O’Toole, who was born in Montreal but moved away in his youth, represents the Ontario riding of Durham. This week, he and Deltell brought their campaign to Quebec City, Deltell’s home region.
Speaking to reporters, Deltell diplomatically played down talk of a rift with Bernier, saying the two have agreed to disagree. But he made clear he likes that O’Toole’s is in favour of supply management, and that he has served in the military.
“I know he can win in Quebec,” Deltell said.
Back at the board of trade, wood sculptor René Bérubé, who is in his 80s, was waiting for the event to wrap up to present Bernier with one of his works — this one depicting the MP.
“I was around when he was born,” Bérubé tells a reporter. “He’s a straight-shooter. He’ll make a good prime minister.”
“He’s proud, sincere; he says real things and respects real things,” adds Gilles Bernier after his son’s speech. “When he’s for something, he’s for it. There’s no pussyfooting around. It’s his strength and I think anglophones (in the rest of Canada) like this a lot.”
For all the focus on the Tory leadership debate, Maxime Bernier knows the Liberals and Prime Minister Justin Trudeau are his real target.
“I will tell people the truth,” he says. “Mr. Trudeau made promises which he has not delivered on. He promised electoral reform which didn’t happen, a small deficit which didn’t happen.”

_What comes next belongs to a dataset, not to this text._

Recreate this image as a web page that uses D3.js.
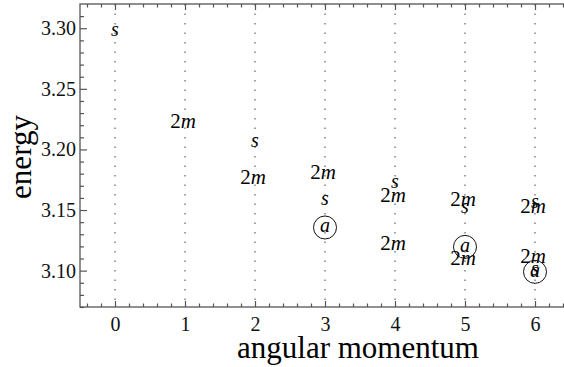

Ironically, this week, the Liberals paid Bernier a compliment of sorts. The Journal de Montréal reported on Tuesday that a researcher working for the Liberals has been following Bernier around, monitoring his public and media events.
Not one to miss an opportunity, Bernier took to Facebook to accuse the party of spying on him at the taxpayers’ expense.
“The Liberals are scared,” he wrote. “And they should be.”